▶ **DATASET EXCERPTS**:
--- --- ---
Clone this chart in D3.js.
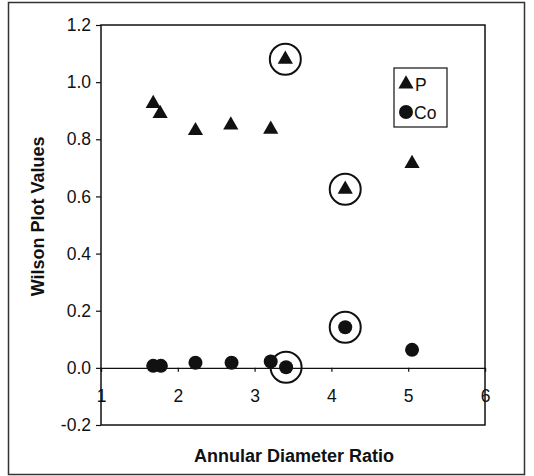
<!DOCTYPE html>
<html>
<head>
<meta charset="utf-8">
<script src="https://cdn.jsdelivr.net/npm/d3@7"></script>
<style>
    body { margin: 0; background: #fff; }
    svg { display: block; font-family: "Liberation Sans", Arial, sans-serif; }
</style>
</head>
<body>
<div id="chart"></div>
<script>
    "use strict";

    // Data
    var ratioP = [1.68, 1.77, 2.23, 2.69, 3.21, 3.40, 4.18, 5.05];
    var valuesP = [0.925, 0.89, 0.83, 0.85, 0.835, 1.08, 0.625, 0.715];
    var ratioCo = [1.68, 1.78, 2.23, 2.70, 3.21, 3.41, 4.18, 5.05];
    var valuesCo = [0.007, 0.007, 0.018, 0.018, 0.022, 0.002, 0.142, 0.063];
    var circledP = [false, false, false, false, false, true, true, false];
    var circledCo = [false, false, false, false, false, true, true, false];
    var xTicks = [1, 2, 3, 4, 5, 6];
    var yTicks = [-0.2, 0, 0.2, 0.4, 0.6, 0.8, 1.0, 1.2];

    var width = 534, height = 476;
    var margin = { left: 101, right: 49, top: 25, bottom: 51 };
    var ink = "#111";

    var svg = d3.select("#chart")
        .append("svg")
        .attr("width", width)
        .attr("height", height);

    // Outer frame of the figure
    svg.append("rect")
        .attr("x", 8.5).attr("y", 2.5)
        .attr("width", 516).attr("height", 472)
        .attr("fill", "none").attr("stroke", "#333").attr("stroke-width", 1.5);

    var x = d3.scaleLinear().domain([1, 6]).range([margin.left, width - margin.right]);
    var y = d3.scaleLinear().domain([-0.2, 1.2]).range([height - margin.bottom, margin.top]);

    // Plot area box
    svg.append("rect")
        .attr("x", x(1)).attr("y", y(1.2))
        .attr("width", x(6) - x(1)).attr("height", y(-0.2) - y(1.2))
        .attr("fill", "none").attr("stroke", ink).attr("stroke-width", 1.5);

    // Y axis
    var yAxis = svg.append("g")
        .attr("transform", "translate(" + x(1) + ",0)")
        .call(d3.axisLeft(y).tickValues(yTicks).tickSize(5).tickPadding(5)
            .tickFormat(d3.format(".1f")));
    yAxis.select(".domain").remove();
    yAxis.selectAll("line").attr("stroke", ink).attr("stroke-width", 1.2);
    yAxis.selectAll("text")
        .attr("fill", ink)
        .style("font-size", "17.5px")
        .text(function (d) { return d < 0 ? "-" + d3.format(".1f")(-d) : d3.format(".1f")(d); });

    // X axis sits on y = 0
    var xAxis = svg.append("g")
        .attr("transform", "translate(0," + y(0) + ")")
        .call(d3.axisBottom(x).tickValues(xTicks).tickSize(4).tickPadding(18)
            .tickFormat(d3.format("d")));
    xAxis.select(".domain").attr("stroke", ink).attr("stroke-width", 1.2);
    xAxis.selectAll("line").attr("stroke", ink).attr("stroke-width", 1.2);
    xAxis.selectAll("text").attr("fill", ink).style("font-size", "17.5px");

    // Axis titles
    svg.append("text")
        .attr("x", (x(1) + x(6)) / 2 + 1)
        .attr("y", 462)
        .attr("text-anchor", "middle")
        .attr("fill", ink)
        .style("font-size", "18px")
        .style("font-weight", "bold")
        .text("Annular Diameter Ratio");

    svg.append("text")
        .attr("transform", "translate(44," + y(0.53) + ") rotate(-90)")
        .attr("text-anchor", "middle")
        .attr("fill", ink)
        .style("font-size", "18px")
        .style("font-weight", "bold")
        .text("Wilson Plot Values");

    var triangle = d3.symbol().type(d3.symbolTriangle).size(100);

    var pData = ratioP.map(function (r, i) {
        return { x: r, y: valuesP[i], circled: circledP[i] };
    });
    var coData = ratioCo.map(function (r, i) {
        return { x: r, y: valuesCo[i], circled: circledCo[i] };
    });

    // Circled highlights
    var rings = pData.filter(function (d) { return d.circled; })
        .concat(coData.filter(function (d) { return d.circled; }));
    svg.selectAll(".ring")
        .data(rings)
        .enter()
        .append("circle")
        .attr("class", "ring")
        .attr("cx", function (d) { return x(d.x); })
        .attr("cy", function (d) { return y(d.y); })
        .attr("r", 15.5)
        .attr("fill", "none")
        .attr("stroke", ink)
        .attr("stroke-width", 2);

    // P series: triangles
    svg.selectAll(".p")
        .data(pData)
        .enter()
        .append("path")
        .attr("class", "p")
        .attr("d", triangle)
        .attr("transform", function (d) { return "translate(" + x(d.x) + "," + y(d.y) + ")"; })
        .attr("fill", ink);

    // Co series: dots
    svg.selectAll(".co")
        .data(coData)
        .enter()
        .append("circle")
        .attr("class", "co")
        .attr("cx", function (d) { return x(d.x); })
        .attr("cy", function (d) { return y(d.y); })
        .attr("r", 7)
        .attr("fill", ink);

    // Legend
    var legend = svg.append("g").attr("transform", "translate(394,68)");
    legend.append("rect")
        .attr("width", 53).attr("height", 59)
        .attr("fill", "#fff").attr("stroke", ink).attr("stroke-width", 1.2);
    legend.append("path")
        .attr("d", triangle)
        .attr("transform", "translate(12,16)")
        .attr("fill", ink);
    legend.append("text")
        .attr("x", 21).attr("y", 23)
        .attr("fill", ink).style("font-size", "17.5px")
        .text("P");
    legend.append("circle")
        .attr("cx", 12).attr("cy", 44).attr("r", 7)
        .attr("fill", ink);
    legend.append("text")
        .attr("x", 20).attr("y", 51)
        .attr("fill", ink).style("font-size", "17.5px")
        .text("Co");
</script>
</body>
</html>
--- --- ---
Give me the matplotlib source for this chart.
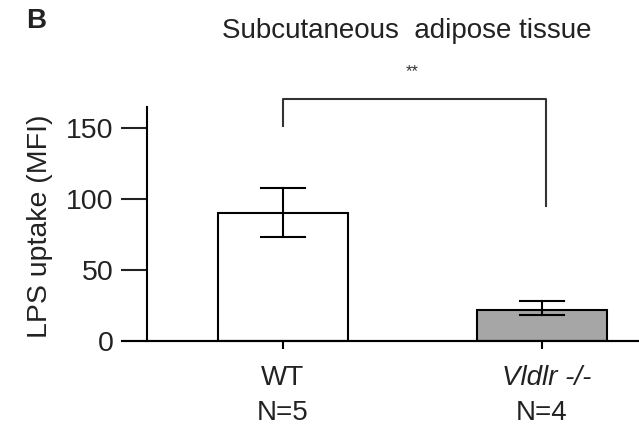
--- --- ---
▶ **SET EXERCISE**:
From the records above, copy only the lines running from the line holding "Clone this chart in D3.js." through the line holding "var yTicks = [-0.2, 0, 0.2, 0.4, 0.6, 0.8, 1.0, 1.2];", with no pictures.

▶ **SOLUTION FOR THIS EXERCISE**:
Clone this chart in D3.js.
<!DOCTYPE html>
<html>
<head>
<meta charset="utf-8">
<script src="https://cdn.jsdelivr.net/npm/d3@7"></script>
<style>
    body { margin: 0; background: #fff; }
    svg { display: block; font-family: "Liberation Sans", Arial, sans-serif; }
</style>
</head>
<body>
<div id="chart"></div>
<script>
    "use strict";

    // Data
    var ratioP = [1.68, 1.77, 2.23, 2.69, 3.21, 3.40, 4.18, 5.05];
    var valuesP = [0.925, 0.89, 0.83, 0.85, 0.835, 1.08, 0.625, 0.715];
    var ratioCo = [1.68, 1.78, 2.23, 2.70, 3.21, 3.41, 4.18, 5.05];
    var valuesCo = [0.007, 0.007, 0.018, 0.018, 0.022, 0.002, 0.142, 0.063];
    var circledP = [false, false, false, false, false, true, true, false];
    var circledCo = [false, false, false, false, false, true, true, false];
    var xTicks = [1, 2, 3, 4, 5, 6];
    var yTicks = [-0.2, 0, 0.2, 0.4, 0.6, 0.8, 1.0, 1.2];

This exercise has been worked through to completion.